Germany: Economic upswing continues at slower pace in Q4
February 24, 2011
The recovery in the German economy continued in the last quarter of 2010, albeit on a weaker footing. GDP expanded a seasonally and calendar adjusted 0.4% over the previous quarter, which was below the 0.7% increase tallied in the third quarter. The expansion represented the slowest pace in 2010 and, despite confirming the previous estimate, fell a notch short of private sector analyst expectations of a 0.5% rise. Compared to the same quarter the year before, GDP grew 4.0% (Q3: +3.9% year-on-year). The slowdown in the final quarter mainly reflected a deterioration in the domestic sector, with domestic demand falling 0.4% in the fourth quarter, owing to a contraction in gross fixed investment (Q3: +1.5% quarter-on-quarter, Q4: -1.1% qoq). In addition, private consumption slowed from a 0.5% expansion in the third quarter to a moderate 0.2% growth in the fourth quarter. Government consumption grew 0.6%, down from the 1.5% increase observed in the third. On the other hand, exports of goods and services maintained a healthy rhythm, growing 2.5% in the fourth quarter (Q3: +2.7% qoq), while imports expanded at a slower pace, increasing 0.9% in the final quarter (Q3: +1.4% qoq). As a result, the net contribution from the external sector to overall economic growth remained unchanged at Q3's 0.7 percentage points.

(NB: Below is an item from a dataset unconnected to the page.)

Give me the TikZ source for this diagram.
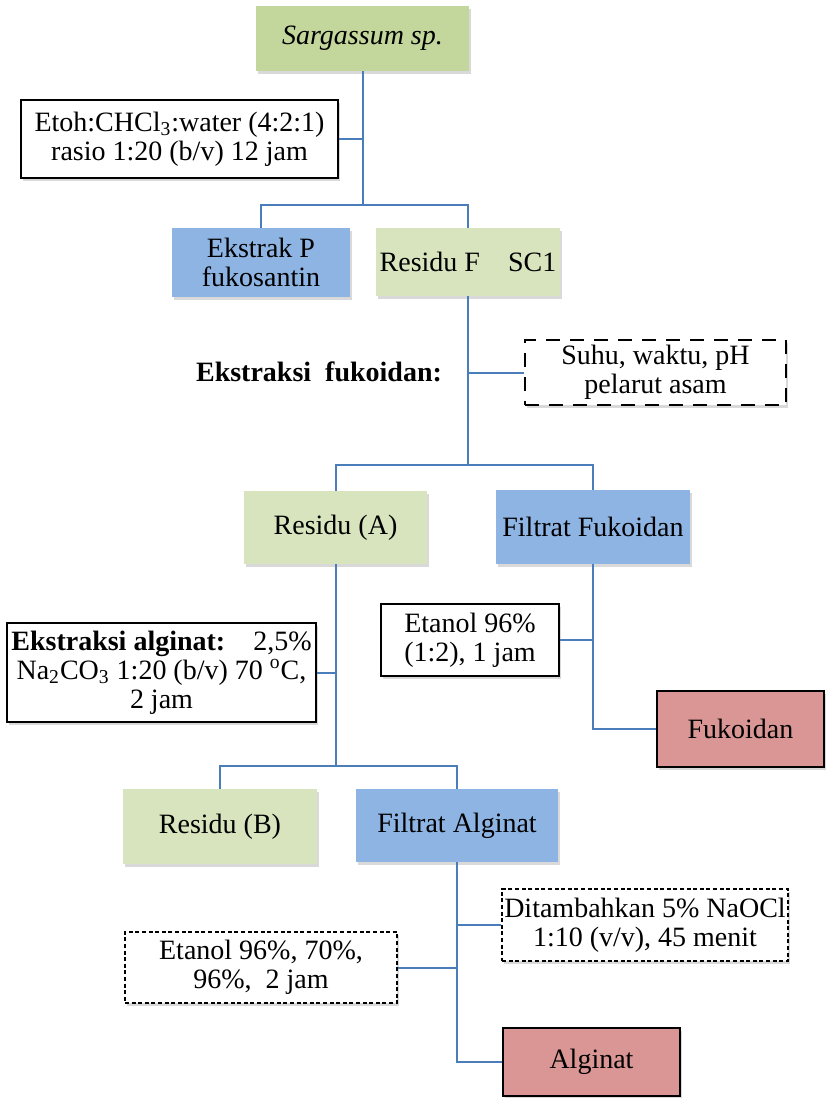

At the sector level, the fourth quarter reading reflected slower growth in the services sector (Q3: +0.9% qoq; Q4: +0.2% qoq), while agriculture grew at the same pace as in the previous quarter (Q4: +0.1% qoq). Only the industrial sector fell over the third quarter, dragged lower by a contraction in construction (Q4: -3.5% qoq). For the full year 2010, the economy posted growth of 3.6%, which marked the fastest pace in over two decades. Meanwhile, Bundesbank President Axel Weber, who leaves office in April, has recently stated that the economy is on the road to grow 2.5% this year, suggesting that the Bank has revised its previous 2.0% growth estimate. Meanwhile, the government expects economic activity to rise 2.3% this year, before moderating to 1.8% in 2012.